Deputy Director Dietplastik Indonesia, Rahyang Nusantara mengatakan setidaknya sudah ada mandat untuk melaksanakan Intersessional Open-Ended Expert Group. Kegiatan itu terlaksana sebelum sesi kelima INC pada akhir bulan November 2025 di Busan, Korea Selatan. Sejumlah topik pun akan mereka bahas dalam pertemuan tersebut.

“Pertama, produk plastik dan bahan kimia yang menjadi perhatian dalam produk plastik. Selanjutnya, soal ⁠⁠desain produk yang berfokus pada kemampuan daur ulang dan penggunaan kembali dari produk plastik, sekaligus dengan mempertimbangkan fungsi dan penggunaannya,” imbuh Rahyang.

Pengurangan produksi polimer plastik luput dari kesepakatan INC-4. Foto: Kiara Worth

Pengurangan produksi polimer plastik luput dari kesepakatan INC-4. Foto: Kiara Worth

Negara Belum Menyepakati Penyederhanaan Teks

Rahyang menambahkan, pada pertemuan sesi keempat INC ini, negara-negara masih belum sepakat untuk menyelesaikan dan menyepakati penyederhanaan teks dalam draft terakhir.

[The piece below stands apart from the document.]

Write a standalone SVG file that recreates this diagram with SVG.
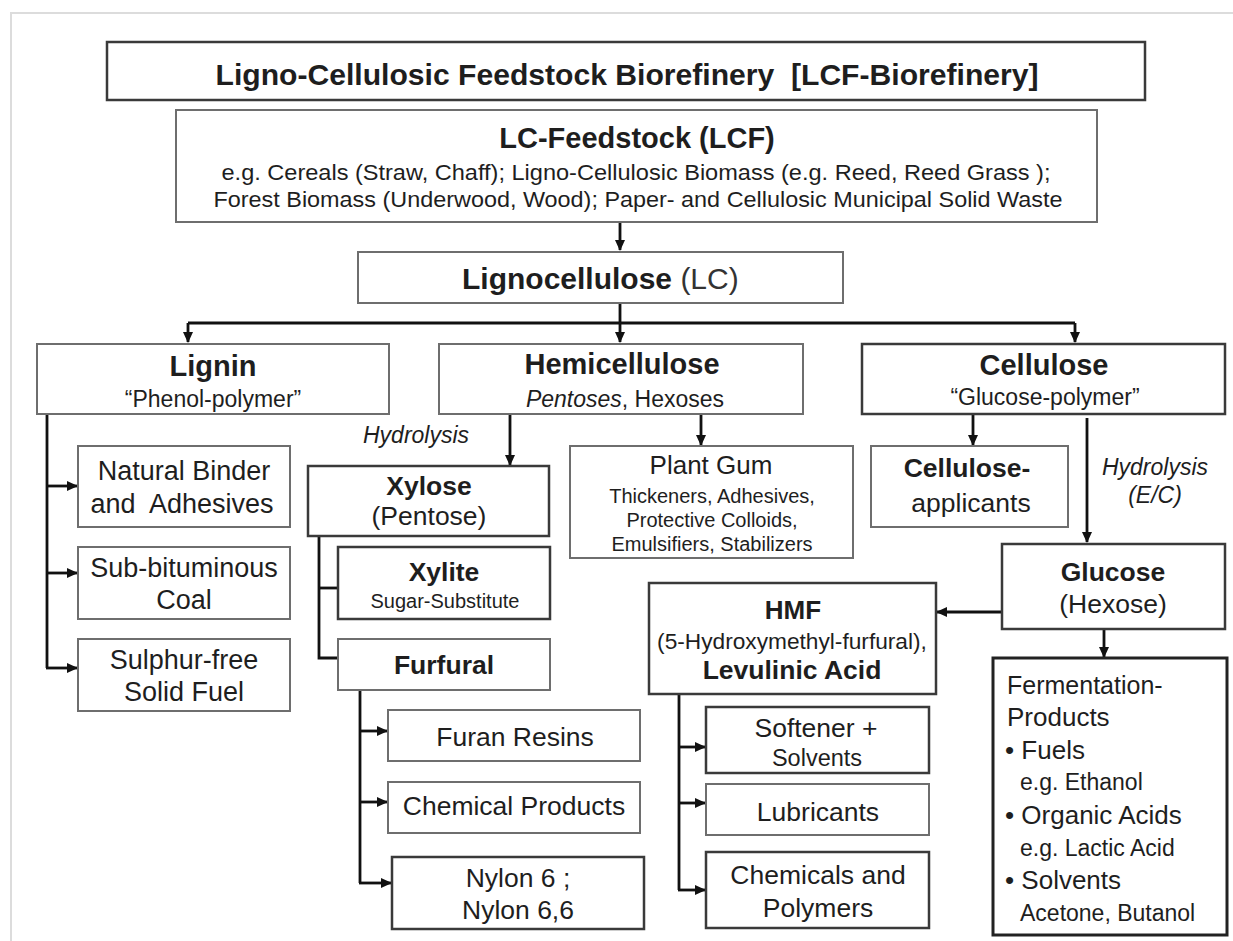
<svg xmlns="http://www.w3.org/2000/svg" width="1233" height="941" viewBox="0 0 1233 941">
<defs>
<marker id="ah" markerUnits="userSpaceOnUse" markerWidth="11" markerHeight="10" refX="10" refY="5" orient="auto">
<path d="M0,0 L11,5 L0,10 z" fill="#111"/>
</marker>
<style>
.bx{fill:#fff;stroke:#6e6e6e;stroke-width:2}
.bd{fill:#fff;stroke:#3a3a3a;stroke-width:2.5}
.t{font-family:"Liberation Sans",Arial,Helvetica,sans-serif;fill:#1e1e1e}
.m{text-anchor:middle}
.b{font-weight:bold}
.i{font-style:italic}
.c{fill:none;stroke:#111;stroke-width:2.8}
.ca{fill:none;stroke:#111;stroke-width:2.8;marker-end:url(#ah)}
</style>
</defs>
<rect width="1233" height="941" fill="#fff"/>
<path d="M11,941 V13 H1233" fill="none" stroke="#dcdcdc" stroke-width="2"/>

<g id="connectors">
<path class="ca" d="M620,222 V250"/>
<path class="ca" d="M620,303 V342"/>
<path class="c" d="M188,323 H1075"/>
<path class="ca" d="M188,323 V342"/>
<path class="ca" d="M1075,323 V342"/>
<path class="c" d="M47,414 V668"/>
<path class="ca" d="M47,486 H77"/>
<path class="ca" d="M47,573 H77"/>
<path class="ca" d="M46,668 H77"/>
<path class="ca" d="M510,414 V465"/>
<path class="ca" d="M701,414 V445"/>
<path class="ca" d="M973,414 V445"/>
<path class="ca" d="M1087,418 V542"/>
<path class="c" d="M319,536 V658 H338"/>
<path class="c" d="M319,588 H338"/>
<path class="c" d="M360,690 V883"/>
<path class="ca" d="M360,731 H387"/>
<path class="ca" d="M360,802 H387"/>
<path class="ca" d="M359,883 H391"/>
<path class="ca" d="M1002,612 H937"/>
<path class="ca" d="M1104,629 V657"/>
<path class="c" d="M679,694 V890"/>
<path class="ca" d="M679,747 H705"/>
<path class="ca" d="M679,803 H705"/>
<path class="ca" d="M678,890 H705"/>
</g>

<g id="title">
<rect class="bd" x="107" y="42" width="1038" height="58"/>
<text class="t b m" x="627" y="85" font-size="30" textLength="823" lengthAdjust="spacingAndGlyphs" xml:space="preserve">Ligno-Cellulosic Feedstock Biorefinery  [LCF-Biorefinery]</text>
</g>

<g id="lcf">
<rect class="bx" x="176" y="110" width="921" height="112"/>
<text class="t b m" x="637" y="148" font-size="29">LC-Feedstock (LCF)</text>
<text class="t m" x="636" y="180" font-size="22" textLength="829" lengthAdjust="spacingAndGlyphs">e.g. Cereals (Straw, Chaff); Ligno-Cellulosic Biomass (e.g. Reed, Reed Grass );</text>
<text class="t m" x="638" y="207" font-size="22" textLength="849" lengthAdjust="spacingAndGlyphs">Forest Biomass (Underwood, Wood); Paper- and Cellulosic Municipal Solid Waste</text>
</g>

<g id="lignocellulose">
<rect class="bx" x="358" y="252" width="485" height="51"/>
<text class="t" x="462" y="289" font-size="30"><tspan class="b">Lignocellulose</tspan> <tspan fill="#333">(LC)</tspan></text>
</g>

<g id="lignin">
<rect class="bx" x="37" y="344" width="352" height="70"/>
<text class="t b m" x="213" y="376" font-size="29">Lignin</text>
<text class="t m" x="213" y="407" font-size="23">“Phenol-polymer”</text>
</g>

<g id="hemicellulose">
<rect class="bx" x="439" y="344" width="364" height="70"/>
<text class="t b m" x="622" y="374" font-size="29">Hemicellulose</text>
<text class="t m" x="625" y="407" font-size="23"><tspan class="i">Pentoses</tspan>, Hexoses</text>
</g>

<g id="cellulose">
<rect class="bd" x="862" y="344" width="363" height="70"/>
<text class="t b m" x="1044" y="375" font-size="29">Cellulose</text>
<text class="t m" x="1045" y="405" font-size="23">“Glucose-polymer”</text>
</g>

<g id="hydrolysis-labels">
<text class="t i" x="363" y="443" font-size="23" fill="#333">Hydrolysis</text>
<text class="t i m" x="1155" y="475" font-size="23">Hydrolysis</text>
<text class="t i m" x="1155" y="503" font-size="23">(E/C)</text>
</g>

<g id="natural-binder">
<rect class="bx" x="78" y="446" width="212" height="81"/>
<text class="t m" x="184" y="480" font-size="27">Natural Binder</text>
<text class="t m" x="182" y="513" font-size="27" xml:space="preserve">and  Adhesives</text>
</g>

<g id="sub-bituminous">
<rect class="bx" x="78" y="547" width="212" height="72"/>
<text class="t m" x="184" y="577" font-size="27">Sub-bituminous</text>
<text class="t m" x="184" y="609" font-size="27">Coal</text>
</g>

<g id="sulphur-free">
<rect class="bx" x="78" y="639" width="212" height="72"/>
<text class="t m" x="184" y="669" font-size="27">Sulphur-free</text>
<text class="t m" x="184" y="701" font-size="27">Solid Fuel</text>
</g>

<g id="xylose">
<rect class="bd" x="308" y="466" width="241" height="70"/>
<text class="t b m" x="429" y="495" font-size="26.5">Xylose</text>
<text class="t m" x="429" y="525" font-size="26.5">(Pentose)</text>
</g>

<g id="plant-gum">
<rect class="bx" x="570" y="446" width="283" height="112"/>
<text class="t m" x="711" y="474" font-size="26">Plant Gum</text>
<text class="t m" x="712" y="503" font-size="20">Thickeners, Adhesives,</text>
<text class="t m" x="712" y="527" font-size="20">Protective Colloids,</text>
<text class="t m" x="712" y="551" font-size="20">Emulsifiers, Stabilizers</text>
</g>

<g id="cellulose-applicants">
<rect class="bx" x="871" y="446" width="197" height="81"/>
<text class="t b m" x="967" y="477" font-size="26.5">Cellulose-</text>
<text class="t m" x="971" y="512" font-size="26.5">applicants</text>
</g>

<g id="xylite">
<rect class="bd" x="338" y="547" width="212" height="72"/>
<text class="t b m" x="444" y="581" font-size="26.5">Xylite</text>
<text class="t m" x="445" y="608" font-size="20">Sugar-Substitute</text>
</g>

<g id="furfural">
<rect class="bx" x="338" y="639" width="212" height="51"/>
<text class="t b m" x="444" y="674" font-size="26.5">Furfural</text>
</g>

<g id="glucose">
<rect class="bd" x="1002" y="544" width="223" height="85"/>
<text class="t b m" x="1113" y="581" font-size="26.5">Glucose</text>
<text class="t m" x="1113" y="613" font-size="26.5">(Hexose)</text>
</g>

<g id="hmf">
<rect class="bd" x="649" y="583" width="287" height="111"/>
<text class="t b m" x="793" y="619" font-size="26">HMF</text>
<text class="t m" x="792" y="649" font-size="22.7">(5-Hydroxymethyl-furfural),</text>
<text class="t b m" x="792" y="679" font-size="26.5">Levulinic Acid</text>
</g>

<g id="furan-resins">
<rect class="bx" x="388" y="710" width="252" height="51"/>
<text class="t m" x="515" y="746" font-size="26.5">Furan Resins</text>
</g>

<g id="chemical-products">
<rect class="bx" x="388" y="782" width="252" height="51"/>
<text class="t m" x="514" y="815" font-size="26.5">Chemical Products</text>
</g>

<g id="nylon">
<rect class="bd" x="392" y="857" width="252" height="72"/>
<text class="t m" x="518" y="887" font-size="26.5">Nylon 6 ;</text>
<text class="t m" x="518" y="919" font-size="26.5">Nylon 6,6</text>
</g>

<g id="softener">
<rect class="bd" x="706" y="707" width="223" height="66"/>
<text class="t m" x="816" y="737" font-size="26.5">Softener +</text>
<text class="t m" x="817" y="766" font-size="23.5">Solvents</text>
</g>

<g id="lubricants">
<rect class="bx" x="706" y="784" width="223" height="51"/>
<text class="t m" x="818" y="821" font-size="26.5">Lubricants</text>
</g>

<g id="chemicals-polymers">
<rect class="bd" x="706" y="852" width="223" height="76"/>
<text class="t m" x="818" y="884" font-size="26.5">Chemicals and</text>
<text class="t m" x="818" y="917" font-size="26.5">Polymers</text>
</g>

<g id="fermentation">
<rect x="993" y="658" width="234" height="277" fill="#fff" stroke="#222" stroke-width="3"/>
<text class="t" x="1007" y="694" font-size="25">Fermentation-</text>
<text class="t" x="1007" y="726" font-size="26">Products</text>
<text class="t" x="1005" y="759" font-size="26">• Fuels</text>
<text class="t" x="1020" y="790" font-size="23">e.g. Ethanol</text>
<text class="t" x="1005" y="824" font-size="26">• Organic Acids</text>
<text class="t" x="1020" y="856" font-size="23">e.g. Lactic Acid</text>
<text class="t" x="1005" y="889" font-size="26">• Solvents</text>
<text class="t" x="1020" y="921" font-size="23">Acetone, Butanol</text>
</g>
</svg>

“Sebaliknya, banyak teks dengan kata tambahan sehingga menjadi lebih panjang. Hal ini dapat menghambat proses untuk bisa menyelesaikan perjanjian ini di akhir tahun,” imbuh Rahyang.

Di sisi lain, pembahasan INC-4 di Ottawa, Kanada kemarin masih serupa dengan yang terjadi sebelumnya pada INC-3 di Nairobi, Kenya. Para delegasi berbagai negara membahas dua kelompok besar dari isi rancangan perjanjian internasional ini.

“Rancangan perjanjian tersebut di antaranya core obligations atau kewajiban-kewajiban utama yang akan ada dalam perjanjian internasional ini. Selanjutnya, tentang means of implementation atau cara-cara untuk implementasi perjanjian internasional ini ketika sudah sah nanti,” tambah Fajri.

Dalam pembahasan core obligations, para negara membahas perihal bagaimana isi kewajiban berkaitan dengan polimer plastik, bahan kimia dalam plastik, produk plastik yang dapat dihindari. Selain itu, juga ada pembahasan soal mikroplastik dan extended producer responsibility (EPR).

Terkait means of implementation, para delegasi negara membahas perihal mekanisme pendanaan agar para negara peserta bisa mengimplementasikan perjanjian ini. Lalu, perihal pelaporan dan monitoring implementasi perjanjian juga ikut terbahas.

Pembahasan Solusi Guna Ulang

Side events yang mengusung topik solusi guna ulang juga ada dalam INC-4. Dalam berbagai kesempatan side events ini, Dietplastik Indonesia juga aktif terlibat dalam diskusi dengan narasumber dan peserta, terutama mengenai solusi guna ulang yang sedang terjadi di Indonesia.

“Kami mengenalkan studi terbaru kami berjudul ‘Evaluasi Dampak Lingkungan dan Sosial dari Pemanfaatan Sachet dan Pouch Serta Ekspansi Solusi Guna Ulang di Jabodetabek’,” ujar Rahyang.

BACA JUGA: Isi dan Guna Ulang Solusi Tepat Kurangi Plastik

Berdasarkan laporan tersebut, tercantum bahwa sistem guna ulang berpotensi mendorong kebangkitan ekonomi di Jabodetabek hingga 1,5 triliun di tahun 2030. Hal itu bisa terlaksana apabila terdapat aturan dan standardisasi yang baik.

“Dalam proses negosiasi, ada beberapa negara yang usul untuk memperkuat draf teks dengan memasukkan solusi guna ulang dan isi ulang sebagai sebuah sistem,” kata Rahyang.